BobTheCoward
Banned
- Joined
- Nov 12, 2010
- Messages
- 22,789
I guess Trump's allure seems obvious when you live among economic collapse. I've been in a natural Trump stronghold in another part of WV through this election, so it is difficult for me to imagine how much harder Trump's appeal is to grasp if you live in a place with economic growth.
Even so, I think the popularity of Trump in WV is overblown. The article describes a county that went 69% for Romney. Heavy GOP support in the coalfields isn't a new thing.
Five thirty eight is currently projecting Trump at around 57% of the vote statewide in WV. Romney got 62%. Trump support is more loud than widespread.
WV might be one of Trump's better states, but that isn't complicated at all. Trump says pro coal things, Hillary is fairly seen as anti-coal. Most of West Virginia has a pathological love of the coal industry.

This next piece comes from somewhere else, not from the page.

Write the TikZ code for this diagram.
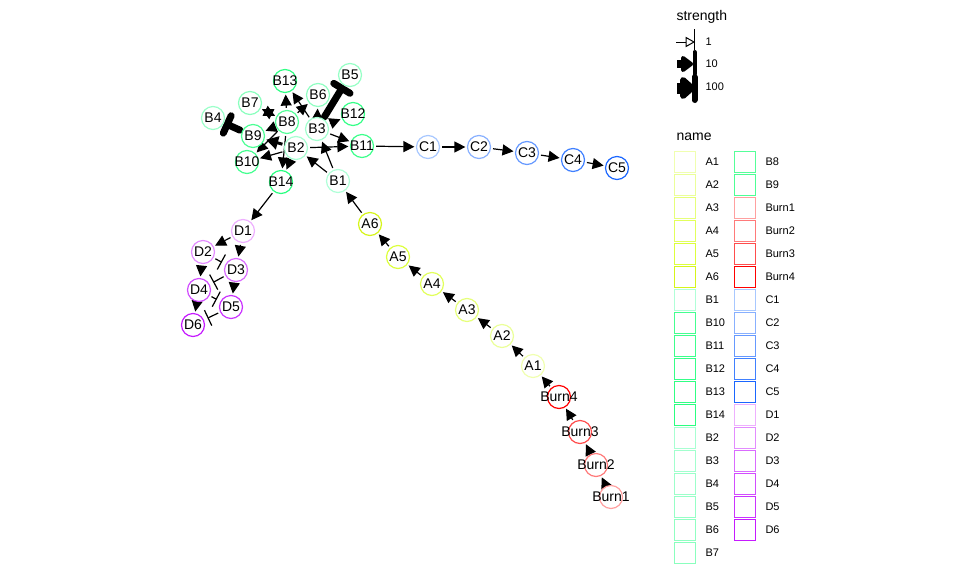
\documentclass[tikz,border=0pt]{standalone}
\usepackage{fontspec}
\setmainfont{Liberation Sans}
\usetikzlibrary{arrows.meta}
\pgfdeclarelayer{edgelayer}
\pgfsetlayers{edgelayer,main}
% node colours
\definecolor{cA1}{HTML}{F0FFB0}\definecolor{cA2}{HTML}{EBFF99}\definecolor{cA3}{HTML}{E6FF7A}
\definecolor{cA4}{HTML}{E2FF5C}\definecolor{cA5}{HTML}{DDFF3D}\definecolor{cA6}{HTML}{D6F51A}
\definecolor{cB1}{HTML}{B0FFD8}\definecolor{cB10}{HTML}{44FF90}\definecolor{cB11}{HTML}{3DFF8C}
\definecolor{cB12}{HTML}{36FF88}\definecolor{cB13}{HTML}{30FF84}\definecolor{cB14}{HTML}{2AFF80}
\definecolor{cB2}{HTML}{A8FFD2}\definecolor{cB3}{HTML}{A2FFCE}\definecolor{cB4}{HTML}{9CFFCA}
\definecolor{cB5}{HTML}{96FFC6}\definecolor{cB6}{HTML}{90FFC2}\definecolor{cB7}{HTML}{8AFFBE}
\definecolor{cB8}{HTML}{55FF99}\definecolor{cB9}{HTML}{4DFF95}
\definecolor{cBu1}{HTML}{FFA0A0}\definecolor{cBu2}{HTML}{FF7A7A}\definecolor{cBu3}{HTML}{FF4D4D}\definecolor{cBu4}{HTML}{FF0000}
\definecolor{cC1}{HTML}{A8C8FF}\definecolor{cC2}{HTML}{88B0FF}\definecolor{cC3}{HTML}{6699FF}
\definecolor{cC4}{HTML}{4080FF}\definecolor{cC5}{HTML}{1A66FF}
\definecolor{cD1}{HTML}{EEB0FF}\definecolor{cD2}{HTML}{E38CFF}\definecolor{cD3}{HTML}{DA6BFF}
\definecolor{cD4}{HTML}{D24DFF}\definecolor{cD5}{HTML}{CB33FF}\definecolor{cD6}{HTML}{C61AFF}
\begin{document}
\begin{tikzpicture}[x=1pt,y=-1pt,
  nd/.style={circle, draw=#1, fill=white, line width=1.2pt, minimum size=23pt, inner sep=0pt,
             font=\fontsize{14}{15}\selectfont},
  act/.style={line width=1.2pt, shorten >=1.5pt, shorten <=2pt, -{Triangle[length=11pt,width=11pt]}},
  actmid/.style={line width=3pt, shorten >=1.5pt, shorten <=2pt, -{Triangle[length=12pt,width=13pt]}},
  inh/.style={line width=1.2pt, shorten >=4pt, shorten <=2pt, -{Bar[width=17pt]}},
  inhbig/.style={line width=7pt, line cap=round, shorten >=0pt, shorten <=2pt, -{Bar[width=19pt,round]}},
  keybox/.style={draw=#1, fill=white, line width=1.2pt, minimum size=21pt, inner sep=0pt},
  keylab/.style={anchor=west, font=\fontsize{11}{12}\selectfont},
  legtitle/.style={anchor=base west, font=\fontsize{14}{15}\selectfont}
]
\useasboundingbox (0,0) rectangle (960,576);

% ---------- nodes ----------
\node[nd=cD6] (D6) at (193,325) {\makebox[0pt]{D6}};
\node[nd=cD5] (D5) at (231,307) {\makebox[0pt]{D5}};
\node[nd=cD4] (D4) at (199,290) {\makebox[0pt]{D4}};
\node[nd=cD3] (D3) at (236,270) {\makebox[0pt]{D3}};
\node[nd=cD2] (D2) at (203,252) {\makebox[0pt]{D2}};
\node[nd=cD1] (D1) at (243,231) {\makebox[0pt]{D1}};

\node[nd=cB5] (B5) at (350,75) {\makebox[0pt]{B5}};
\node[nd=cB13] (B13) at (285,81) {\makebox[0pt]{B13}};
\node[nd=cB7] (B7) at (250,103) {\makebox[0pt]{B7}};
\node[nd=cB4] (B4) at (213,118) {\makebox[0pt]{B4}};
\node[nd=cB12] (B12) at (353,114) {\makebox[0pt]{B12}};
\node[nd=cB6] (B6) at (318,95) {\makebox[0pt]{B6}};
\node[nd=cB10] (B10) at (247,162) {\makebox[0pt]{B10}};
\node[nd=cB14] (B14) at (281,182) {\makebox[0pt]{B14}};
\node[nd=cB1] (B1) at (338,181) {\makebox[0pt]{B1}};
\node[nd=cB11] (B11) at (362,146) {\makebox[0pt]{B11}};
\node[nd=cB9] (B9) at (253,136) {\makebox[0pt]{B9}};
\node[nd=cB8] (B8) at (287,122) {\makebox[0pt]{B8}};
\node[nd=cB3] (B3) at (317,129) {\makebox[0pt]{B3}};
\node[nd=cB2] (B2) at (296,148) {\makebox[0pt]{B2}};

\node[nd=cC1] (C1) at (428,147) {\makebox[0pt]{C1}};
\node[nd=cC2] (C2) at (479,147) {\makebox[0pt]{C2}};
\node[nd=cC3] (C3) at (527,153) {\makebox[0pt]{C3}};
\node[nd=cC4] (C4) at (573,160) {\makebox[0pt]{C4}};
\node[nd=cC5] (C5) at (617,168) {\makebox[0pt]{C5}};

\node[nd=cA6] (A6) at (370,224) {\makebox[0pt]{A6}};
\node[nd=cA5] (A5) at (398,257) {\makebox[0pt]{A5}};
\node[nd=cA4] (A4) at (432,284) {\makebox[0pt]{A4}};
\node[nd=cA3] (A3) at (467,310) {\makebox[0pt]{A3}};
\node[nd=cA2] (A2) at (502,336) {\makebox[0pt]{A2}};
\node[nd=cA1] (A1) at (533,366) {\makebox[0pt]{A1}};

\node[nd=cBu4] (Burn4) at (559,397) {\makebox[0pt]{Burn4}};
\node[nd=cBu3] (Burn3) at (580,432) {\makebox[0pt]{Burn3}};
\node[nd=cBu2] (Burn2) at (596,465) {\makebox[0pt]{Burn2}};
\node[nd=cBu1] (Burn1) at (611,497) {\makebox[0pt]{Burn1}};

% ---------- edges ----------
\begin{pgfonlayer}{edgelayer}
\draw[act] (Burn1) -- (Burn2);
\draw[act] (Burn2) -- (Burn3);
\draw[act] (Burn3) -- (Burn4);
\draw[act] (Burn4) -- (A1);
\draw[act] (A1) -- (A2);
\draw[act] (A2) -- (A3);
\draw[act] (A3) -- (A4);
\draw[act] (A4) -- (A5);
\draw[act] (A5) -- (A6);
\draw[act] (A6) -- (B1);
\draw[act] (B1) -- (B2);
\draw[act] (B1) -- (B3);
\draw[act] (B2) -- (B11);
\draw[act] (B3) -- (B11);
\draw[act] (B11) -- (C1);
\draw[act] (C1) -- (C2);
\draw[act] (C2) -- (C3);
\draw[act] (C3) -- (C4);
\draw[act] (C4) -- (C5);
\draw[act] (B3) -- (B12);
\draw[act] (B3) -- (B6);
\draw[act] (B8) -- (B6);
\draw[act] (B8) -- (B13);
\draw[act] (B3) -- (B13);
\draw[act] (B7) -- (B8);
\draw[act] (B8) -- (B7);
\draw[act] (B8) -- (B9);
\draw[actmid] (B2) -- (B9);
\draw[act] (B2) -- (B10);
\draw[act] (B8) -- (B10);
\draw[act] (B2) -- (B14);
\draw[act] (B8) -- (B14);
\draw[act] (B14) -- (D1);
\draw[inhbig] (B3) -- (B5);
\draw[inhbig] (B9) -- (B4);
\draw[act] (D1) -- (D2);
\draw[act] (D1) -- (D3);
\draw[act] (D2) -- (D4);
\draw[act] (D3) -- (D5);
\draw[act] (D4) -- (D6);
\draw[inh] (D2) -- (D3);
\draw[inh] (D3) -- (D4);
\draw[inh] (D4) -- (D5);
\draw[inh] (D5) -- (D6);
\end{pgfonlayer}

% ---------- legend: strength ----------
\node[legtitle] (tstr) at (673,20) {strength};
\coordinate (k1a) at (676,42); \coordinate (k1b) at (686,42);
\draw[line width=1pt] (k1a) -- (k1b);
\draw[line width=1pt, fill=white] (686,37.5) -- (694,42) -- (686,46.5) -- cycle;
\draw[line width=1.2pt] (694.5,29) -- (694.5,50);
\draw[line width=8pt] (677,64) -- (686,64);
\draw[line width=4pt, line join=round, fill] (683,58) -- (691,64) -- (683,70) -- cycle;
\draw[line width=4pt, line cap=round] (694.5,52) -- (694.5,74);
\draw[line width=11pt] (677,88) -- (686,88);
\draw[line width=6pt, line join=round, fill] (683,80) -- (692,88) -- (683,96) -- cycle;
\draw[line width=6pt, line cap=round] (694.5,77) -- (694.5,100);
\node[keylab] (s1) at (702,42) {1};
\node[keylab] (s10) at (702,64) {10};
\node[keylab] (s100) at (702,87) {100};

% ---------- legend: name ----------
\node[legtitle] (tname) at (673,140) {name};
\foreach \lab/\col [count=\i from 0] in {A1/cA1,A2/cA2,A3/cA3,A4/cA4,A5/cA5,A6/cA6,B1/cB1,B10/cB10,B11/cB11,B12/cB12,B13/cB13,B14/cB14,B2/cB2,B3/cB3,B4/cB4,B5/cB5,B6/cB6,B7/cB7}{
  \node[keybox=\col] (ka\i) at (685,162+23*\i) {};
  \node[keylab] (la\i) at (702,162+23*\i) {\lab};
}
\foreach \lab/\col [count=\i from 0] in {B8/cB8,B9/cB9,Burn1/cBu1,Burn2/cBu2,Burn3/cBu3,Burn4/cBu4,C1/cC1,C2/cC2,C3/cC3,C4/cC4,C5/cC5,D1/cD1,D2/cD2,D3/cD3,D4/cD4,D5/cD5,D6/cD6}{
  \node[keybox=\col] (kb\i) at (745,162+23*\i) {};
  \node[keylab] (lb\i) at (762,162+23*\i) {\lab};
}
\end{tikzpicture}
\end{document}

It is the same as to pro-Trump pockets anywhere, whether the industry is coal, steel, or whatever. When the mills close, and/or the mines shut down, and there is little else around, it is hard to overestimate the economic and psychological devastation. My community has become borderline dystopian since Weirton Steel collapsed a bit more than a decade ago. The other major plant in town closes in a few months, so it promises to get worse.

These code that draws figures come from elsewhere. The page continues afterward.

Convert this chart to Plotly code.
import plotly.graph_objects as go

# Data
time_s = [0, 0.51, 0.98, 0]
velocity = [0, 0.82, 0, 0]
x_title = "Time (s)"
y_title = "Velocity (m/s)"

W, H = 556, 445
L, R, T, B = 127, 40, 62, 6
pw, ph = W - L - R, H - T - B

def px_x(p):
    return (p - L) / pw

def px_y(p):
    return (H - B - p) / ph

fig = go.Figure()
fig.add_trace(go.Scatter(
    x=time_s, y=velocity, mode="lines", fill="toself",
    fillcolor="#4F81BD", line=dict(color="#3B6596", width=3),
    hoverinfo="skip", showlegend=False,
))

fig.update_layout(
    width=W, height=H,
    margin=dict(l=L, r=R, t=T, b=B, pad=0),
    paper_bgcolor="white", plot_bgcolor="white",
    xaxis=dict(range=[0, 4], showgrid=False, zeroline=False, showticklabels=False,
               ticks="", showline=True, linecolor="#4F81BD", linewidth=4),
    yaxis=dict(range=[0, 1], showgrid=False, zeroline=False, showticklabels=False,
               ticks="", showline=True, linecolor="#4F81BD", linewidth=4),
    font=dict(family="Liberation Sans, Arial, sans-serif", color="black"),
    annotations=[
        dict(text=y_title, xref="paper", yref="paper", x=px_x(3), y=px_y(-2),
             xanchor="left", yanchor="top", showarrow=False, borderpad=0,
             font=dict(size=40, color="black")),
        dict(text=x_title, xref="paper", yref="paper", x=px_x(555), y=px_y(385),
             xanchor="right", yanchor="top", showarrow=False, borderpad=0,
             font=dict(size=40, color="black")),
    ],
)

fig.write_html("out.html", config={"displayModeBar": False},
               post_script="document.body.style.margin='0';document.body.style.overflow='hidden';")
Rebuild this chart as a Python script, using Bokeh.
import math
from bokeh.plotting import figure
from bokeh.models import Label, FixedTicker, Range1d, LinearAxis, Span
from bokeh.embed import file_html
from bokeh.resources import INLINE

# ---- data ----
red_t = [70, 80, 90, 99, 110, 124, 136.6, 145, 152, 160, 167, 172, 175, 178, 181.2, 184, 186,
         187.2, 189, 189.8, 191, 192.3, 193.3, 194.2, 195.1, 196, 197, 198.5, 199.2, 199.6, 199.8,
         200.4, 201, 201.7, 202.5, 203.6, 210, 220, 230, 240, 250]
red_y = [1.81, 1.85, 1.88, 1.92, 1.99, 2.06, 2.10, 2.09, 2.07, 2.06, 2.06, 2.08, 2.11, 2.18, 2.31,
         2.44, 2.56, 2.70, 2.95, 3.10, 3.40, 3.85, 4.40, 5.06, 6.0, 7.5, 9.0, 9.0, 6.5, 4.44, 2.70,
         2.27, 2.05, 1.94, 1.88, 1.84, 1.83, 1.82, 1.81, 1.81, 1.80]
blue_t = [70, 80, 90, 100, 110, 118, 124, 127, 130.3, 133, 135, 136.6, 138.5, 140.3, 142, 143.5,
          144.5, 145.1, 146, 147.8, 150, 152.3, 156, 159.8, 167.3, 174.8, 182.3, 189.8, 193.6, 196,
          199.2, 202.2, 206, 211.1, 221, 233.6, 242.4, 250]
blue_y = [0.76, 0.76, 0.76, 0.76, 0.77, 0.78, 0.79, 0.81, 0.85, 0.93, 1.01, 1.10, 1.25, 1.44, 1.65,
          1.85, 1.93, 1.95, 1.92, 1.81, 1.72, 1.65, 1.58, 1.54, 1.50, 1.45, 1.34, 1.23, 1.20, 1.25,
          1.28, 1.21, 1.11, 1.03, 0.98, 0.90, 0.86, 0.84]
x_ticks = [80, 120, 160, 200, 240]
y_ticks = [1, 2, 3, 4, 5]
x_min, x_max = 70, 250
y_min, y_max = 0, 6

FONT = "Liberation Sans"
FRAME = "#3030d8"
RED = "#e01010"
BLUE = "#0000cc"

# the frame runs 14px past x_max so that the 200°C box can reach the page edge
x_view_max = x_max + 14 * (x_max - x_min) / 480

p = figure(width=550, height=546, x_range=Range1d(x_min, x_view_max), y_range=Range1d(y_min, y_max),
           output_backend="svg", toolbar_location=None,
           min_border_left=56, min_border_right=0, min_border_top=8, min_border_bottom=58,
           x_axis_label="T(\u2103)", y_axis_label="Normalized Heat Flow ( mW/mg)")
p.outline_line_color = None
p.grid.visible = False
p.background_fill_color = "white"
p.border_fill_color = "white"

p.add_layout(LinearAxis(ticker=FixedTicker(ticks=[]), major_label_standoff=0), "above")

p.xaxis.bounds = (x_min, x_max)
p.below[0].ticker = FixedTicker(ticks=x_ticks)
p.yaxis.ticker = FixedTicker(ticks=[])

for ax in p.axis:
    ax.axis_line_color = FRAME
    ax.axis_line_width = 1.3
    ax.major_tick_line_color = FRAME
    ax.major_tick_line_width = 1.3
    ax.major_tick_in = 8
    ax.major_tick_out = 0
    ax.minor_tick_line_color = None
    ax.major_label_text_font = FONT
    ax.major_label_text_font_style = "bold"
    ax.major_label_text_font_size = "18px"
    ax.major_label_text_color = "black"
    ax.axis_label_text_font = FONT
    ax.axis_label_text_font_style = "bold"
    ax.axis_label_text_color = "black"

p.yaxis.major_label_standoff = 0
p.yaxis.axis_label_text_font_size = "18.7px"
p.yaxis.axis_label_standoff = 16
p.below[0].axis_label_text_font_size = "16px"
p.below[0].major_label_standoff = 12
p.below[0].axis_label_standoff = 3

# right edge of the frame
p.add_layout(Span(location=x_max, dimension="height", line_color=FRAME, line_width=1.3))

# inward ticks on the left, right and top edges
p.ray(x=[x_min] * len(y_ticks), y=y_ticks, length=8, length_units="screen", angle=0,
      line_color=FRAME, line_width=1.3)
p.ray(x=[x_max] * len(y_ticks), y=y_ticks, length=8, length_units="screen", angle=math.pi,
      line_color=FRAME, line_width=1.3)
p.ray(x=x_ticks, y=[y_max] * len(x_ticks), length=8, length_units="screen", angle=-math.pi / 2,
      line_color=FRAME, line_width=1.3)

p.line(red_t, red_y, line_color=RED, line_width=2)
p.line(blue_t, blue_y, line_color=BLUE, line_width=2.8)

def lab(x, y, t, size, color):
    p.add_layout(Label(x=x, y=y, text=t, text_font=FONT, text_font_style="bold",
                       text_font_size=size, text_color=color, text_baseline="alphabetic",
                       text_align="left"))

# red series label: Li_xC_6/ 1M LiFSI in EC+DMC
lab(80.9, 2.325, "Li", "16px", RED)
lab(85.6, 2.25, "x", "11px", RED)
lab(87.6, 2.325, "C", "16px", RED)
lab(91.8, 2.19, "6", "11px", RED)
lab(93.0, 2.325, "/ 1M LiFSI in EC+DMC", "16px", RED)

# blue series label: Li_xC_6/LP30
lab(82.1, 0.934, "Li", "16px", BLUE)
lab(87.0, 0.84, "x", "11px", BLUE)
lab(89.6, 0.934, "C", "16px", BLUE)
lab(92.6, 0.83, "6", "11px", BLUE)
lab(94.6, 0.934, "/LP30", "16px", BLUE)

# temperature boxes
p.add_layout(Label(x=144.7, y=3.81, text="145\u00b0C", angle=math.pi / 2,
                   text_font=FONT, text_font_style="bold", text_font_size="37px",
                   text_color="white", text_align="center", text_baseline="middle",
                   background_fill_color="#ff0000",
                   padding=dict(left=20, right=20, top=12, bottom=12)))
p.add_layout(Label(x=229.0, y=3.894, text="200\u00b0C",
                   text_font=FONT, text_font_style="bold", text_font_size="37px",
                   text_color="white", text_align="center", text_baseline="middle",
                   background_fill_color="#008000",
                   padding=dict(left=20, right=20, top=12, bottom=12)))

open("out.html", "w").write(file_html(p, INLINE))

Trump promises to fix this, and I have trouble really faulting people for not seeing that his solutions are nonsense. If you live in this sort of economic hopelessness, Trump being a deplorable jerk is more or less frivolous detail if he carries the promise of restoring the place to its former glory. Heck, if I thought that Trump was actually capable of revitalizing heavy industry and creating good jobs in depressed areas, I'd be tempted to overlook his being completely horrible otherwise. So I can't really judge those who support him for that reason for not having the time, energy, and educational background to see through his nonsense.

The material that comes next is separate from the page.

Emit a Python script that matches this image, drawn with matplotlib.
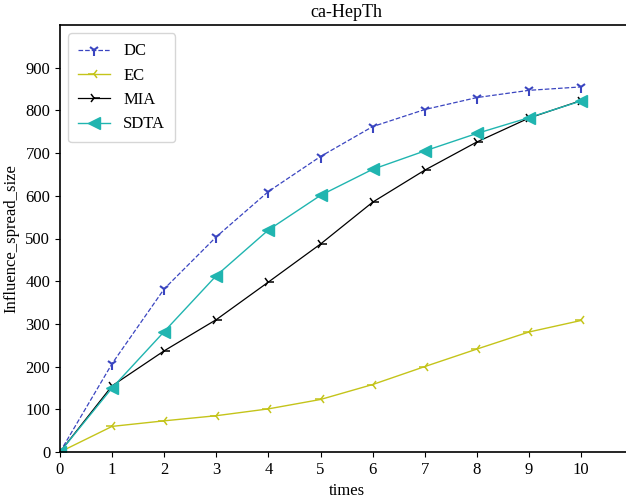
import numpy as np
import matplotlib
matplotlib.use("Agg")
import matplotlib.pyplot as plt

plt.rcParams['font.family'] = ['Liberation Serif', 'DejaVu Serif']

# data
times = [0, 1, 2, 3, 4, 5, 6, 7, 8, 9, 10]
dc = [0, 207, 382, 504, 610, 692, 762, 802, 830, 847, 855]
ec = [0, 60, 73, 85, 101, 123, 158, 200, 241, 281, 308]
mia = [0, 155, 237, 310, 398, 487, 585, 660, 726, 782, 823]
sdta = [0, 150, 282, 413, 520, 601, 662, 705, 746, 783, 822]

fig = plt.figure(figsize=(6.26, 5.03), dpi=100)
ax = fig.add_axes([60 / 626, 51 / 503, 11 * 52.1 / 626, 427 / 503])

ax.plot(times, dc, color='#3a45c0', linestyle='--', linewidth=0.9,
        marker='1', markersize=8, markeredgewidth=1.5, label='DC')
ax.plot(times, ec, color='#c4c41a', linewidth=1.0,
        marker='3', markersize=8, markeredgewidth=1.1, label='EC')
ax.plot(times, mia, color='black', linewidth=0.9,
        marker='4', markersize=8, markeredgewidth=1.1, label='MIA')
ax.plot(times, sdta, color='#20b5b0', linewidth=1.0,
        marker='<', markersize=9, label='SDTA')

ax.set_xlim(0, 11)
ax.set_ylim(0, 1000)
ax.set_xticks(times)
ax.set_yticks(np.arange(0, 1000, 100))
ax.tick_params(labelsize=12)
for s in ax.spines.values():
    s.set_linewidth(1.2)

ax.set_xlabel('times', fontsize=12)
ax.set_ylabel('Influence_spread_size', fontsize=12)
ax.set_title('ca-HepTh', fontsize=13)
ax.legend(loc='upper left', fontsize=12, handlelength=1.9, borderpad=0.6,
          labelspacing=0.5)

fig.savefig('out.png', dpi=100)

The unfortunate thing is that the racism and such is sort of sticking. "Come for the promise of economic relevancy, stay for the bigotry" seems to more or less be the effect. Economic populism doesn't have to include this baggage, but it all too often seems to.
(The overall shift of WV from a mostly Democratic state to a Republican one has nothing to do with Trump. It tracks the collapse of organized labor as as political force.)
Do the people in the steel town have a plan? Do they think they can make steel just as cheap or just that I should go screw myself and pay more for steel?